Life history interviewing is the recording of first hand accounts about the past from people who can give eye-witness information about events which transpired in their lifetime. Life history interviews provide us with an opportunity to recognize and understand the significant but often ignored contributions of individuals to their families, work places, and communities.
Informant: Find an older person (at least 10 years older) who is comfortable discussing her or his experiences of immigrating to the United States with you. This may be someone in your family or religious organization, a neighbor, or someone with whom you work. Face-to-face contact is a better interview technique than over the telephone. You may choose to make several briefer contacts rather than one extended interview. Multiple contacts allow you to develop a better rapport with your key informant. You should assure your informant that you will keep their identity and interview data confidential.
Methods: It is a good idea to use a tape recorder in addition to taking notes during the interview. People are usually comfortable with recording if you explain that you want to be accurate and the tape recorder will make it easier for you to concentrate on the conversation. You can take some notes and revise them later while listening to the tape.

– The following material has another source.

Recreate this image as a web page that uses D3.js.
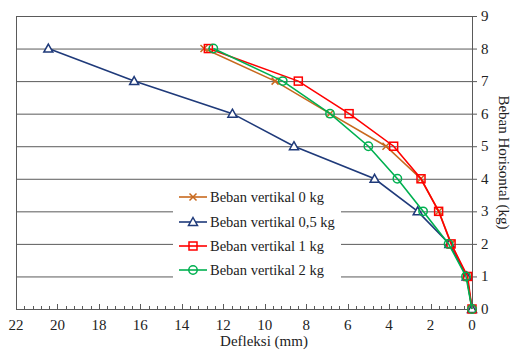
<!DOCTYPE html>
<html><head><meta charset="utf-8">
<script src="https://cdn.jsdelivr.net/npm/d3@7"></script>
<style>body{margin:0;background:#fff}svg{display:block}text{font-family:"Liberation Serif",serif}</style>
</head><body>
<svg id="c" width="511" height="354"></svg>
<script>
const loads = [0,1,2,3,4,5,6,7,8];
const seriesNames = ["Beban vertikal 0 kg","Beban vertikal 0,5 kg","Beban vertikal 1 kg","Beban vertikal 2 kg"];
const defl0  = [0,0.25,1.0,1.6,2.47,4.15,6.85,9.5,12.93];
const defl05 = [0,0.26,1.09,2.62,4.7,8.59,11.56,16.3,20.44];
const defl1  = [0,0.21,1.01,1.61,2.46,3.78,5.93,8.38,12.72];
const defl2  = [0,0.29,1.13,2.36,3.6,5.0,6.85,9.13,12.48];
const xTicks = [22,20,18,16,14,12,10,8,6,4,2,0];
const yTicks = [0,1,2,3,4,5,6,7,8,9];
const colors = ["#C8691E","#1F3A7A","#FF0000","#00B050"];
const markers = ["x","tri","sq","circ"];
const data = [defl0,defl05,defl1,defl2];

const svg = d3.select("#c");
const L=16, R=472, T=16, B=309;
const x = d3.scaleLinear().domain([22,0]).range([L,R]);
const y = d3.scaleLinear().domain([0,9]).range([B,T]);

svg.append("g").selectAll("line").data(yTicks.filter(d=>d>0)).join("line")
  .attr("x1",L).attr("x2",R).attr("y1",d=>y(d)+0.5).attr("y2",d=>y(d)+0.5)
  .attr("stroke","#5a5a5a").attr("stroke-width",1);
svg.append("line").attr("x1",L+0.5).attr("x2",L+0.5).attr("y1",T).attr("y2",B).attr("stroke","#5a5a5a");

const minor = d3.range(0,22.001,0.4);
svg.append("g").selectAll("line").data(minor).join("line")
  .attr("x1",d=>Math.round(x(d))+0.5).attr("x2",d=>Math.round(x(d))+0.5)
  .attr("y1",B).attr("y2",B-3).attr("stroke","#5a5a5a");
svg.append("g").selectAll("line").data(xTicks).join("line")
  .attr("x1",d=>Math.round(x(d))+0.5).attr("x2",d=>Math.round(x(d))+0.5)
  .attr("y1",B).attr("y2",B-5).attr("stroke","#5a5a5a");
svg.append("line").attr("x1",L).attr("x2",R).attr("y1",B+0.5).attr("y2",B+0.5).attr("stroke","#5a5a5a");
svg.append("g").selectAll("text").data(xTicks).join("text")
  .attr("x",d=>x(d)).attr("y",B+21).attr("text-anchor","middle")
  .attr("font-size",15).attr("fill","#222").text(d=>d);
svg.append("text").attr("x",(L+R)/2+20).attr("y",346).attr("text-anchor","middle")
  .attr("font-size",15).attr("fill","#222").text("Defleksi (mm)");

svg.append("line").attr("x1",R+0.5).attr("x2",R+0.5).attr("y1",T).attr("y2",B).attr("stroke","#5a5a5a");
svg.append("g").selectAll("line").data(yTicks).join("line")
  .attr("x1",R).attr("x2",R+5).attr("y1",d=>y(d)+0.5).attr("y2",d=>y(d)+0.5).attr("stroke","#5a5a5a");
svg.append("g").selectAll("text").data(yTicks).join("text")
  .attr("x",481).attr("y",d=>y(d)+5).attr("text-anchor","start")
  .attr("font-size",15).attr("fill","#222").text(d=>d);
svg.append("text").attr("transform",`translate(499,${(T+B)/2}) rotate(90)`).attr("text-anchor","middle")
  .attr("font-size",15).attr("fill","#222").text("Beban Horisontal (kg)");

function drawMarker(g,type,cx,cy,col){
  if(type==="x"){
    g.append("path").attr("d",`M${cx-3.5},${cy-3.5}L${cx+3.5},${cy+3.5}M${cx-3.5},${cy+3.5}L${cx+3.5},${cy-3.5}`)
      .attr("stroke",col).attr("stroke-width",1.5).attr("fill","none");
  } else if(type==="tri"){
    g.append("path").attr("d",`M${cx},${cy-4.5}L${cx+4.5},${cy+3.5}L${cx-4.5},${cy+3.5}Z`)
      .attr("stroke",col).attr("stroke-width",1.5).attr("fill","#fff");
  } else if(type==="sq"){
    g.append("rect").attr("x",cx-4).attr("y",cy-4).attr("width",8).attr("height",8)
      .attr("stroke",col).attr("stroke-width",1.5).attr("fill","none");
  } else {
    g.append("circle").attr("cx",cx).attr("cy",cy).attr("r",4.2)
      .attr("stroke",col).attr("stroke-width",1.5).attr("fill","none");
  }
}

const lg = svg.append("g");
lg.append("rect").attr("x",173).attr("y",185).attr("width",168).attr("height",97).attr("fill","#fff");

const line = d3.line().x(d=>x(d[0])).y(d=>y(d[1]));
data.forEach((arr,i)=>{
  const g = svg.append("g");
  const pts = arr.map((v,j)=>[v,loads[j]]);
  g.append("path").attr("d",line(pts)).attr("fill","none").attr("stroke",colors[i]).attr("stroke-width",1.6);
  pts.forEach(p=>drawMarker(g,markers[i],x(p[0]),y(p[1]),colors[i]));
});

const ly = [197,222,246,270];
seriesNames.forEach((n,i)=>{
  lg.append("line").attr("x1",179).attr("x2",207).attr("y1",ly[i]).attr("y2",ly[i]).attr("stroke",colors[i]).attr("stroke-width",1.6);
  drawMarker(lg,markers[i],193,ly[i],colors[i]);
  lg.append("text").attr("x",210).attr("y",ly[i]+5).attr("font-size",14.5).attr("fill","#222").text(n);
});
</script>
</body></html>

Essential Themes: A pool of sample questions follows. You do not have to ask all of these questions, but you should address the broad areas of their migration history and their transnational connections to their home country during your interview and summary paper.
Where were you born?
What was life like in the old country?
What were some of your childhood memories?
Can you describe the school
that you attended when growing up (primary/ high school/ college)
Can you describe the house you lived in before immigrating
What occupation did you have
in the old country?
What was your parents' occupations? How well off would you classify your family compared to everyone else in your neighborhood?
Tell me about moving to the United States—what was involved in that process?
Was there a specific reason
why you immigrated?
How and where did you get the money to travel?
When you first immigrated, did you do so alone or did you arrive with others?
Who received you when you
first arrived in the United States?
Where did you move to first in the United States? Why did you move there? Did you move around? How did you end up where you are today?
After you arrived in the
United States how was contact maintained with the old
country? Were there letters, telephone calls, emails
to family left behind--- what was the frequency? How responsible did you feel
for family left behind?
Were you the first person in your family to migrate? Tell me about the order of your families migration? Why did it happen in that order?
Were you responsible for sending back money or help to family remaining behind?
What occupations did you do when you first arrived as an immigrant. How did that change over time? Give me a history of the jobs you have done from the beginning to the present.
Did you upgrade your schooling qualifications since you arrived? Why did you have to do that?
Did anyone from your home country also live near you? Did you know them? What kinds of friends did you have in the first few years of arrival? What are your friendship networks like now?
Did you belong to any hometown organizations, churches, or other groups that were connected to the place you migrated from? Probe—sports teams?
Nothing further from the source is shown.